The rabbis added that they value the work of Bnei Akiva yeshivot (YBA), but are “disappointed that the lay board of YBA was not strong enough to voice their own concerns about the behavior of Rav Druckman, their Rosh HaYeshiva [head of the yeshiva],” adding that they nevertheless “do not want to harm YBA.”
In conclusion, the nine rabbis wrote: “With much regret, we feel it necessary to publicly share our thoughts on this matter.”
Sources close to Druckman said in response to the statement that they were “saddened and expressed surprise to hear that important rabbis in the US do not listen to the President of Takana Forum Rabbi Yaakov Ariel who determined unambiguously that he fully accepts the apology of Rabbi Druckman to the victims.”
Ariel, another prominent and influential figure in the national-religious community, gave his backing to Druckman saying that the latter had indeed retracted his support for Elon, had been partner to the decision to instruct Elon to stop public activity, and was ready to apologize to Elon’s victims.

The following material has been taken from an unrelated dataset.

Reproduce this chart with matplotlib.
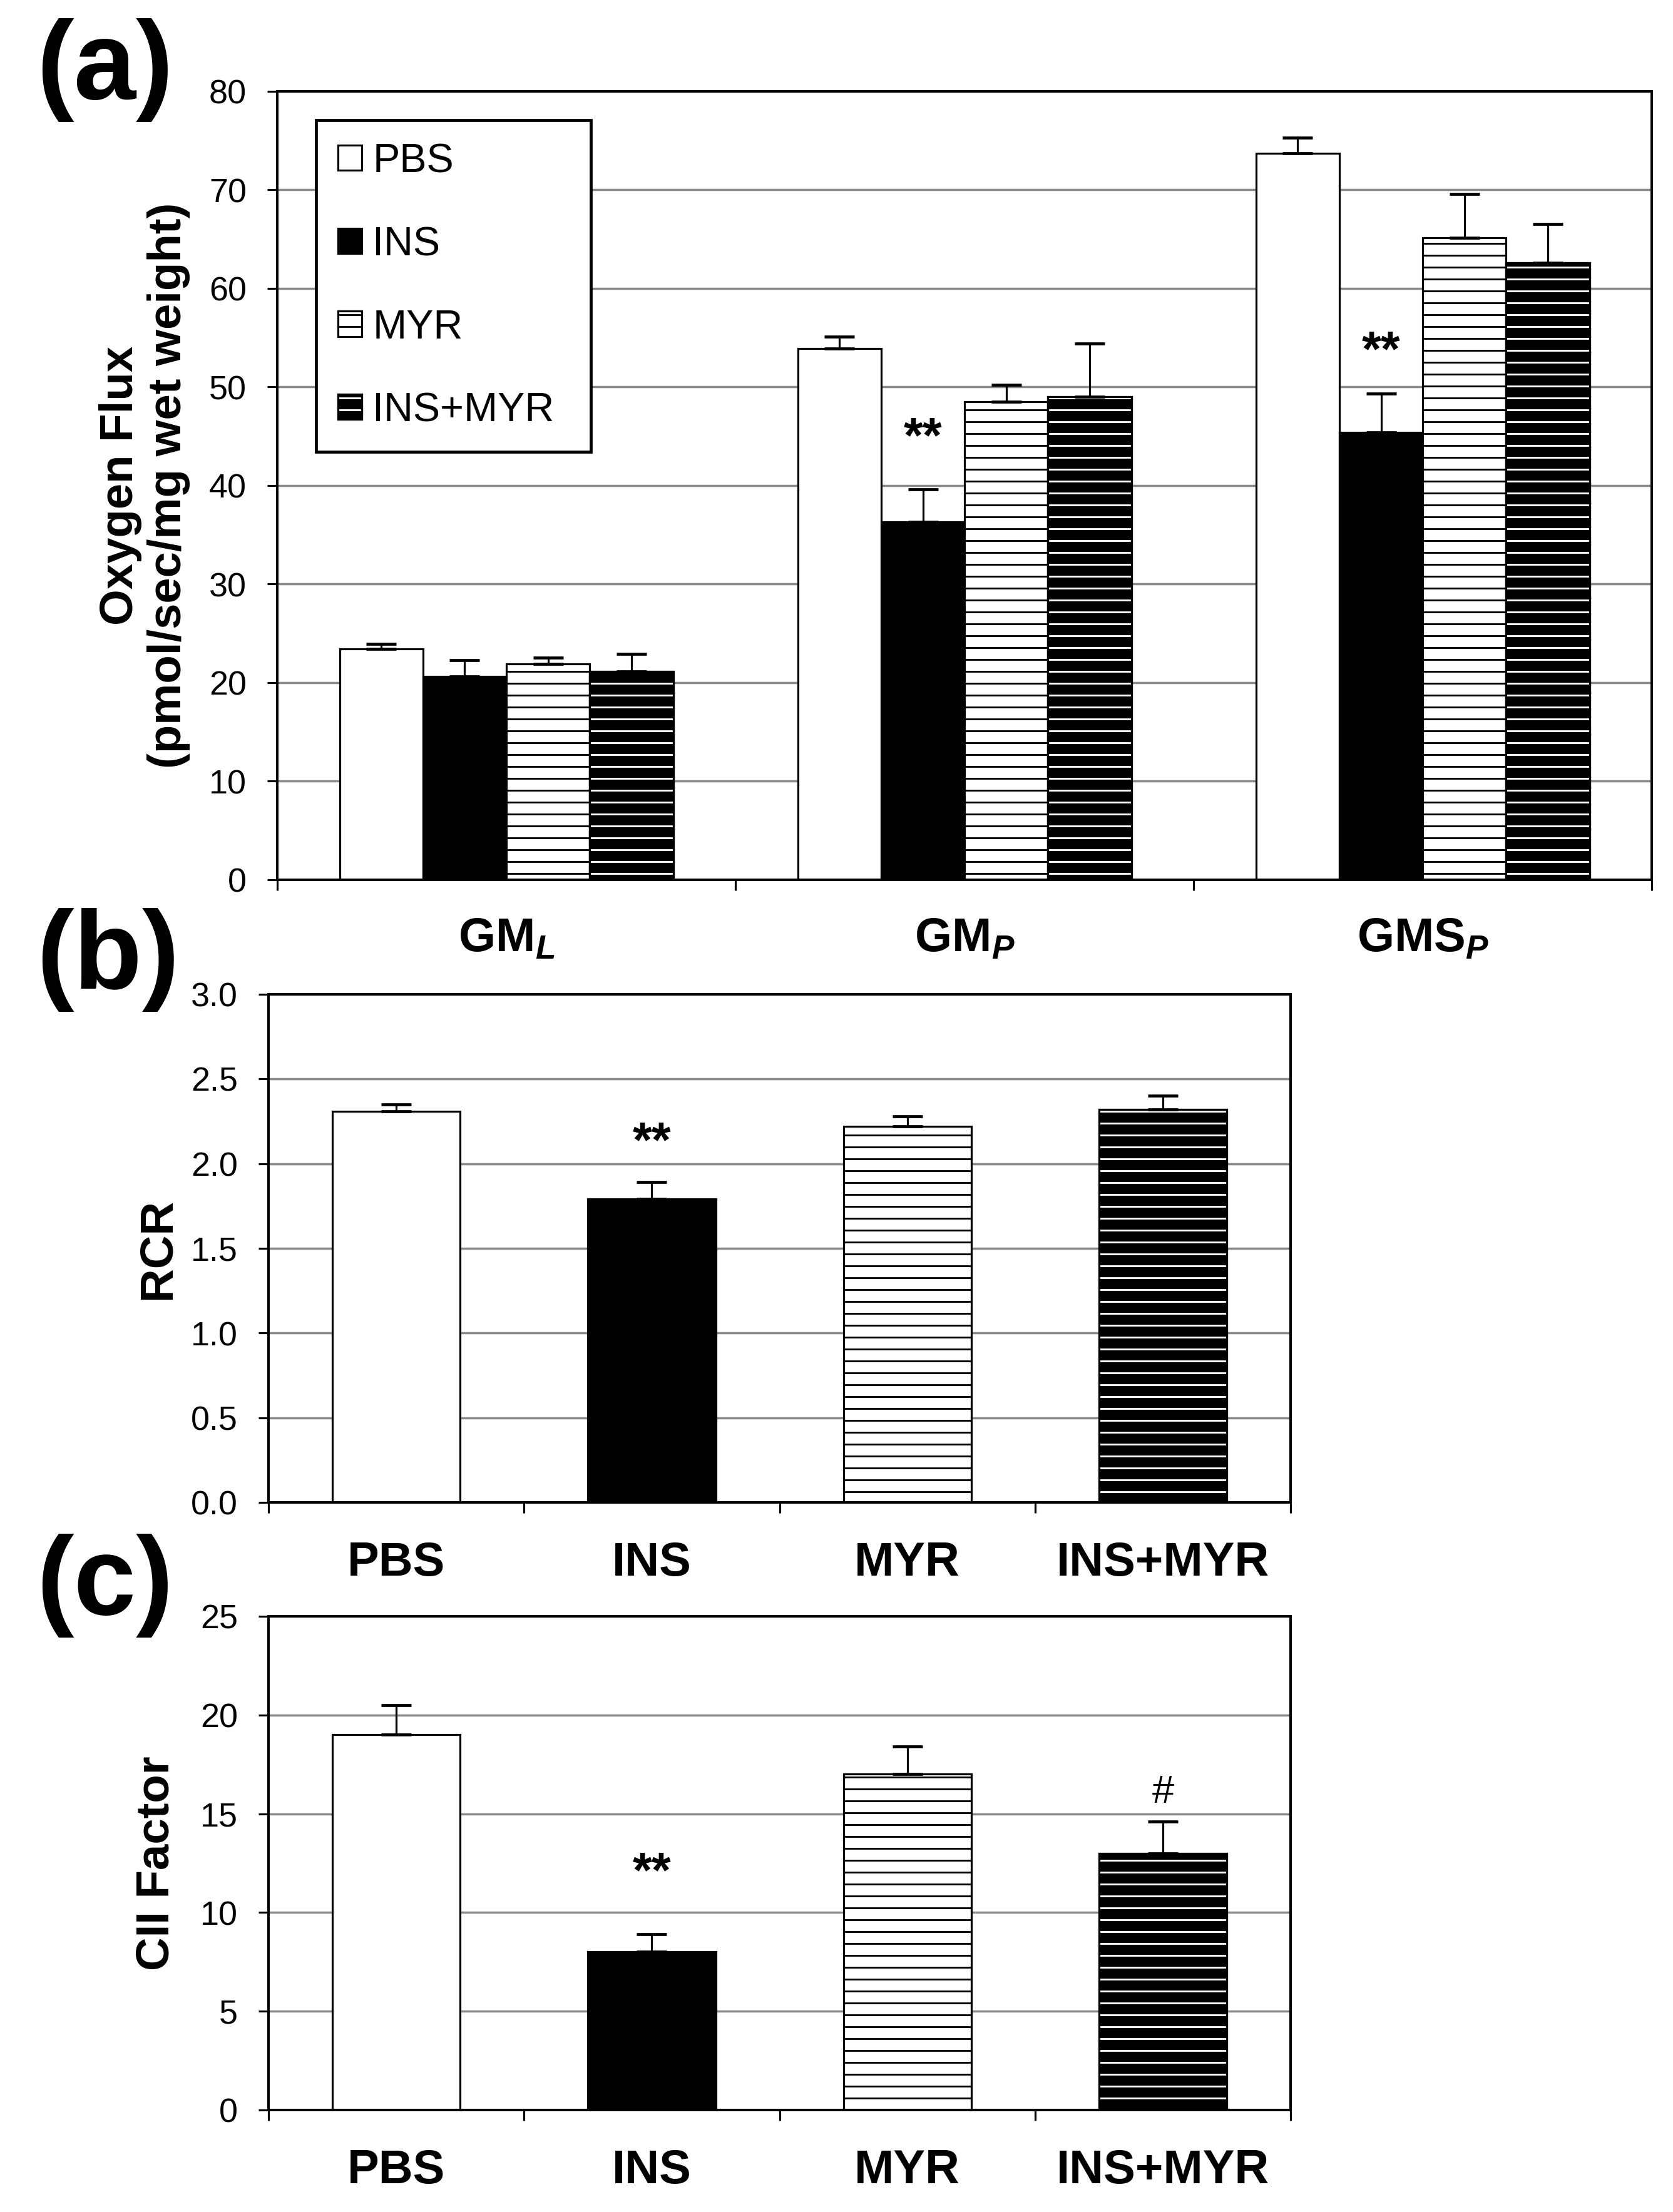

No public apology has yet been issued by Druckman however.
The sources said that “Rabbi Druckman will continue to do everything to prevent harm to people and especially students, including sexual abuse,” and that they were “certain that the public recognizes and appreciates the work of the rabbi in which he has worked for the sake of the Jewish people and the State of Israel,” and that “Rabbi Druckman’s home is open to anyone in need of assistance, from the weak and poor up to the heads of state, and the rabbi gives help and assistance to everyone.”